Born the fifth of seven children on 28 July, 1936, Garfield St Aubrun Sobers lost his father Shamont in January 1942 when a German U-boat torpedo sank the Canadian merchant vessel on which he was working.

Money was short for the Sobers family. With no cash to buy sporting equipment, Garry used bats made from coconut tree branches or fence palings in street cricket games. Balls were rags wrapped around a stone and soaked in tar.

Yet Sobers soon demonstrated significant prowess at a range of sports. He grew so proficient so quickly that he even gained an international football cap as a teenager before concentrating on cricket. The result was one of the greatest careers from the sport’s greatest all-rounder after he left school at 14 to work as a tally clerk, boarding boats to note the cargoes.

This is no gushing, tribute-type book, with Mr Tossell unafraid to tackle controversy surrounding Sobers on and off the pitch.

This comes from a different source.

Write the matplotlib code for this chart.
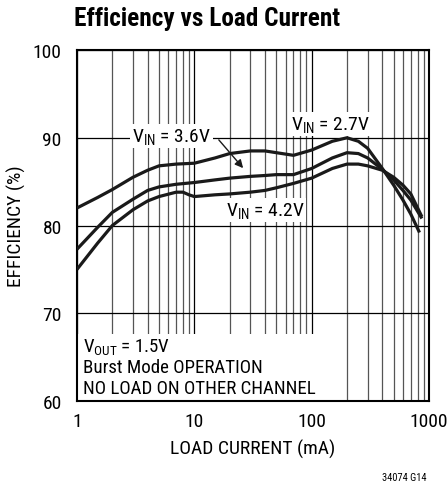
import numpy as np
import matplotlib
matplotlib.use('Agg')
import matplotlib.pyplot as plt
from matplotlib.patches import Rectangle

# load current (mA) and efficiency (%)
load_a = [1, 1.5, 2, 3, 4, 5, 7, 10, 15, 20, 30, 40, 50, 70, 100, 150, 200, 250, 300, 400, 500, 600, 700, 830]
eff_a = [82.0, 83.2, 84.1, 85.5, 86.3, 86.8, 87.0, 87.1, 87.7, 88.2, 88.5, 88.5, 88.3, 88.0, 88.6, 89.6, 90.0, 89.6, 88.8, 86.5, 84.6, 82.9, 81.3, 79.2]

load_b = [1, 1.5, 2, 3, 4, 5, 7, 10, 15, 20, 30, 40, 50, 70, 100, 150, 200, 250, 300, 400, 500, 600, 700, 870]
eff_b = [77.3, 79.8, 81.5, 83.0, 84.0, 84.4, 84.7, 84.9, 85.2, 85.4, 85.6, 85.7, 85.8, 85.8, 86.5, 87.7, 88.3, 88.2, 87.7, 86.4, 85.2, 84.0, 82.9, 80.8]

load_c = [1, 1.5, 2, 3, 4, 5, 7, 8, 9, 10, 15, 20, 30, 40, 50, 70, 100, 150, 200, 250, 300, 400, 500, 600, 700, 870]
eff_c = [75.0, 78.0, 80.0, 81.8, 82.8, 83.3, 83.8, 83.8, 83.5, 83.3, 83.5, 83.6, 83.8, 84.0, 84.3, 84.8, 85.4, 86.5, 87.0, 87.0, 86.8, 86.3, 85.5, 84.6, 83.6, 81.0]

x_ticks = [1, 10, 100, 1000]
x_ticklabels = ['1', '10', '100', '1000']
y_ticks = [60, 70, 80, 90, 100]

font = ['Roboto Condensed', 'Liberation Sans', 'DejaVu Sans']
plt.rcParams['font.family'] = font
plt.rcParams['mathtext.fontset'] = 'custom'
plt.rcParams['mathtext.rm'] = font[0]
plt.rcParams['mathtext.it'] = font[0]

fig = plt.figure(figsize=(4.47, 4.85), dpi=100)
ax = fig.add_axes([0.1723, 0.1711, 0.7874, 0.7237])
ax.set_axisbelow(True)

ax.set_xscale('log')
ax.set_xlim(1, 1000)
ax.set_ylim(60, 100)
ax.set_xticks(x_ticks)
ax.set_xticklabels(x_ticklabels)
ax.set_yticks(y_ticks)
ax.xaxis.set_minor_locator(matplotlib.ticker.LogLocator(base=10, subs=np.arange(2, 10)))
ax.xaxis.set_minor_formatter(matplotlib.ticker.NullFormatter())
ax.tick_params(which='both', length=0, labelsize=14)
ax.tick_params(axis='x', pad=8)
ax.tick_params(axis='y', pad=11)

ax.grid(True, which='major', color='black', lw=0.9)
ax.grid(True, which='minor', axis='x', color='#555555', lw=0.9)
for s in ax.spines.values():
    s.set_linewidth(1.5)

for xs, ys in [(load_a, eff_a), (load_b, eff_b), (load_c, eff_c)]:
    ax.plot(xs, ys, color='#1a1a1a', lw=2.3, zorder=3, solid_capstyle='butt')

# white area behind the notes
ax.add_patch(Rectangle((0, 0), 0.68, 0.19, transform=ax.transAxes,
                       facecolor='white', edgecolor='none', zorder=1))

box = dict(facecolor='white', edgecolor='none', pad=1.5)
ax.text(6.4, 90.2, r'V$_{\mathrm{IN}}$ = 3.6V', fontsize=14, ha='center', va='center', bbox=box, zorder=4)
ax.text(143, 91.6, r'V$_{\mathrm{IN}}$ = 2.7V', fontsize=14, ha='center', va='center', bbox=box, zorder=4)
ax.text(40, 81.8, r'V$_{\mathrm{IN}}$ = 4.2V', fontsize=14, ha='center', va='center', bbox=box, zorder=4)
ax.annotate('', xy=(27, 86.3), xytext=(15.6, 90.0),
            arrowprops=dict(arrowstyle='-|>', color='#1a1a1a', lw=1.0, mutation_scale=12),
            zorder=4)

ax.text(0.017, 0.142, r'V$_{\mathrm{OUT}}$ = 1.5V', transform=ax.transAxes, fontsize=13.6, va='baseline', zorder=4)
ax.text(0.017, 0.083, 'Burst Mode OPERATION', transform=ax.transAxes, fontsize=13.6, va='baseline', zorder=4)
ax.text(0.017, 0.023, 'NO LOAD ON OTHER CHANNEL', transform=ax.transAxes, fontsize=13.6, va='baseline', zorder=4)

ax.set_xlabel('LOAD CURRENT (mA)', fontsize=14, labelpad=6)
ax.set_ylabel('EFFICIENCY (%)', fontsize=14, labelpad=5)

fig.text(0.166, 0.960, 'Efficiency vs Load Current', fontsize=18.2, fontweight='bold', va='center', ha='left')
fig.text(0.904, 0.004, '34074 G14', fontsize=7.5, ha='center', va='bottom')

fig.savefig('out.png', dpi=100)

He examines the reasons behind captain Sobers’ rash Trinidad declaration that led to a West Indies defeat by England, discusses his regular all-night drink and gambling sessions, and delves into the death of Burnley club professional and West Indies roommate Collie Smith in a road accident when Sobers was driving.

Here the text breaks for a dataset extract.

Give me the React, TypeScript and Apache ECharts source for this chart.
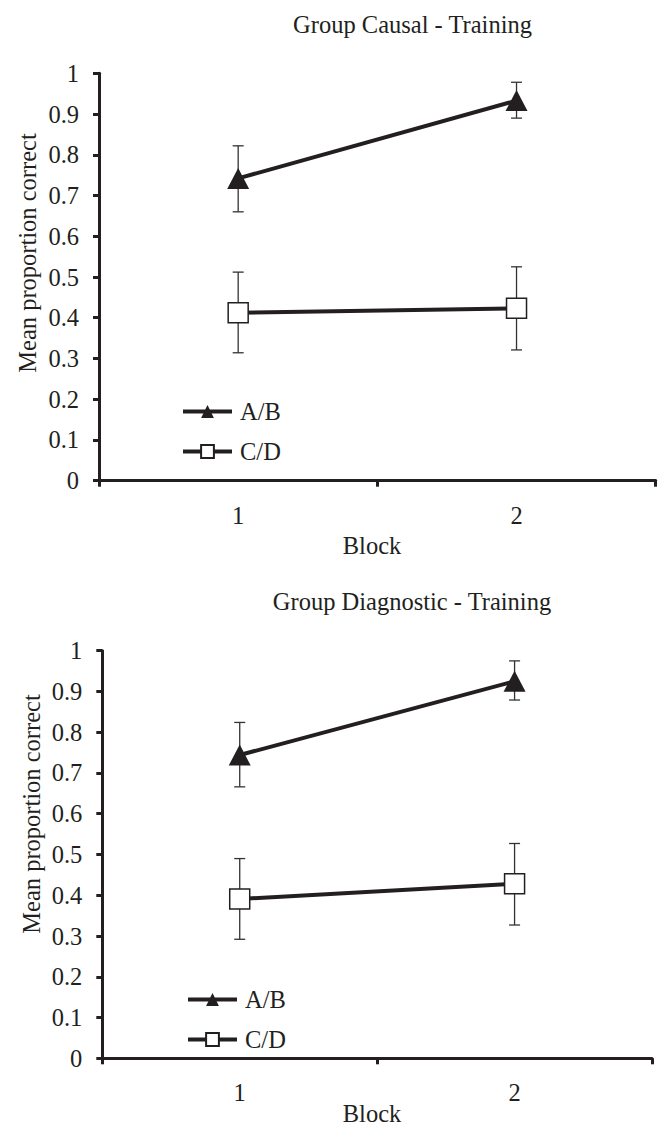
import React, { useEffect, useRef } from "react";
import * as echarts from "echarts";

const blocks = ["1", "2"];
const seriesNames = ["A/B", "C/D"];

// Group Causal
const causalAB = [0.742, 0.933];
const causalABLow = [0.66, 0.89];
const causalABHigh = [0.822, 0.978];
const causalCD = [0.412, 0.423];
const causalCDLow = [0.314, 0.321];
const causalCDHigh = [0.512, 0.525];

// Group Diagnostic
const diagAB = [0.744, 0.925];
const diagABLow = [0.666, 0.879];
const diagABHigh = [0.824, 0.975];
const diagCD = [0.391, 0.428];
const diagCDLow = [0.292, 0.327];
const diagCDHigh = [0.49, 0.527];

const titles = ["Group Causal - Training", "Group Diagnostic - Training"];
const xName = "Block";
const yName = "Mean proportion correct";

const FONT = "Liberation Serif";
const INK = "#231f20";
const FS = 24.5;

export default function App() {
  const ref = useRef<HTMLDivElement>(null);

  useEffect(() => {
    if (!ref.current) return;
    const chart = echarts.init(ref.current, null, { renderer: "svg" });

    const errData = (lo: number[], hi: number[]) =>
      lo.map((l, i) => [i, l, hi[i]]);

    const errSeries = (idx: number, lo: number[], hi: number[], name: string) => ({
      type: "custom",
      name,
      xAxisIndex: idx,
      yAxisIndex: idx,
      z: 1,
      silent: true,
      encode: { x: 0, y: [1, 2] },
      data: errData(lo, hi),
      renderItem: (params: any, api: any) => {
        const x = api.value(0);
        const pLo = api.coord([x, api.value(1)]);
        const pHi = api.coord([x, api.value(2)]);
        const hw = 5.5;
        const st = { stroke: "#333", lineWidth: 1.3 };
        return {
          type: "group",
          children: [
            { type: "line", shape: { x1: pLo[0], y1: pLo[1], x2: pHi[0], y2: pHi[1] }, style: st },
            { type: "line", shape: { x1: pLo[0] - hw, y1: pLo[1], x2: pLo[0] + hw, y2: pLo[1] }, style: st },
            { type: "line", shape: { x1: pHi[0] - hw, y1: pHi[1], x2: pHi[0] + hw, y2: pHi[1] }, style: st },
          ],
        };
      },
    });

    const abSeries = (idx: number, data: number[]) => ({
      type: "line",
      name: seriesNames[0],
      xAxisIndex: idx,
      yAxisIndex: idx,
      data,
      z: 3,
      symbol: "triangle",
      symbolSize: [22, 21],
      lineStyle: { color: INK, width: 4 },
      itemStyle: { color: INK, borderColor: INK, borderWidth: 0 },
    });
    const cdSeries = (idx: number, data: number[]) => ({
      type: "line",
      name: seriesNames[1],
      xAxisIndex: idx,
      yAxisIndex: idx,
      data,
      z: 3,
      symbol: "rect",
      symbolSize: 20,
      lineStyle: { color: INK, width: 4 },
      itemStyle: { color: "#ffffff", borderColor: INK, borderWidth: 1.5 },
    });

    const grids = [
      { left: 99, top: 73.3, width: 556.7, height: 407.4 },
      { left: 102.3, top: 650.7, width: 549.7, height: 407.6 },
    ];

    const xAxis = grids.map((_, i) => ({
      type: "category",
      gridIndex: i,
      data: blocks,
      boundaryGap: true,
      axisLine: { lineStyle: { color: INK, width: 3 } },
      axisTick: { show: true, length: 6, lineStyle: { color: INK, width: 3 } },
      axisLabel: { color: INK, fontFamily: FONT, fontSize: FS, margin: 22 },
      splitLine: { show: false },
    }));

    const yAxis = grids.map((_, i) => ({
      type: "value",
      gridIndex: i,
      min: 0,
      max: 1,
      interval: 0.1,
      axisLine: { show: true, lineStyle: { color: INK, width: 3 } },
      axisTick: { show: true, length: 6, lineStyle: { color: INK, width: 3 } },
      axisLabel: { color: INK, fontFamily: FONT, fontSize: FS, margin: 20 },
      splitLine: { show: false },
    }));

    const legendBase = {
      data: seriesNames,
      orient: "vertical",
      itemWidth: 49,
      itemHeight: 16,
      itemGap: 15,
      selectedMode: false,
      lineStyle: { width: 4 },
      textStyle: { color: INK, fontFamily: FONT, fontSize: FS, padding: [0, 0, 0, 3] },
    };

    const txt = (x: number, y: number, text: string, rotation = 0) => ({
      type: "text",
      x,
      y,
      rotation,
      style: {
        text,
        fill: INK,
        font: `${FS}px "${FONT}"`,
        align: "center",
        verticalAlign: "middle",
      },
    });

    chart.setOption({
      animation: false,
      backgroundColor: "#ffffff",
      grid: grids,
      xAxis,
      yAxis,
      legend: [
        { ...legendBase, left: 176, top: 394 },
        { ...legendBase, left: 181, top: 982 },
      ],
      graphic: [
        txt(412.5, 24, titles[0]),
        txt(412, 601, titles[1]),
        txt(372, 545, xName),
        txt(372, 1113, xName),
        txt(27, 253, yName, Math.PI / 2),
        txt(31, 814, yName, Math.PI / 2),
      ],
      series: [
        errSeries(0, causalABLow, causalABHigh, "errAB1"),
        errSeries(0, causalCDLow, causalCDHigh, "errCD1"),
        abSeries(0, causalAB),
        cdSeries(0, causalCD),
        errSeries(1, diagABLow, diagABHigh, "errAB2"),
        errSeries(1, diagCDLow, diagCDHigh, "errCD2"),
        abSeries(1, diagAB),
        cdSeries(1, diagCD),
      ],
    });

    return () => chart.dispose();
  }, []);

  return (
    <div
      ref={ref}
      style={{ position: "absolute", left: 0, top: 0, width: 665, height: 1125, background: "#fff" }}
    />
  );
}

The experience mentally scarred Sobers, who escaped with a £10 fine, a one-month driving ban and about £17 costs.

His decision to play in apartheid-fixated Rhodesia thrust Sobers into a political storm that split opinion in the Caribbean and almost cost him his job. After an ill-fated engagement to someone else, his September 1969 marriage to Australian-born Pru Kirby in Nottingham raised eyebrows. They soon divorced.

Later, his judgment was questioned over an episode involving Texas banker Allen Stanford, whose heavy financial backing for West Indian cricket eventually tanked with his exposure as a conman operating a Ponzi-type scheme.

Sobers refused to distance himself from Stanford. Even when the Texan went to prison, Sobers defended Stanford, his misguided loyalty fuelled by the crooked cash for West Indian cricket.

As with the Rhodesia venture, Sobers displayed a certain lack of worldliness by failing to realise or acknowledge that the cash for cricket in his homeland only materialised because Stanford had swindled people out of their savings.

He also trod a minefield when he became one of the first cricketers to appreciate his true value. Perhaps still conscious of his poverty-stricken upbringing, he at first declined to accept a West Indies invitation to tour England in 1963 as he regarded the £800 fee as inferior to what he could earn in league cricket.

He changed his mind only after intervention from such cricket luminaries as Don Bradman, Frank Worrell and Richie Benaud, who pointed out his absence and the reason behind it would irritate administrators and fans for the rest of his career. The next year, Sobers became West Indies captain.

When Sobers loped to the wicket with his deceptively lazy gait, shirt collar raised and bat in left hand, bars emptied of spectators who knew they were in for a treat.

Some say you should never meet your heroes because they will always be a disappointment. Not this time. After watching Sobers several times, my big moment came when in retirement, he accepted a managerial position with Sri Lanka for a limited-overs World Cup in England.

I was assigned to cover England v Sri Lanka at Taunton and found Sobers to be considerate, patient and helpful to the gaggle of journalists who demanded pre-match interviews. He assembled us in mid-pitch for a press conference, which developed into a chat as he showed no sign of wanting to hurry away.

Yes, Sobers was being paid, but he could have cut the session short and made off in half the time.

As Dennis Lillee once said: “If there was a superman of cricket, it was Garry Sobers.”

A true superhero indeed.

‘Maestro: A Portrait of Garry Sobers, Cricket’s Greatest All-Rounder’, by David Tossell, is published by Pitch Publishing, price £30.00.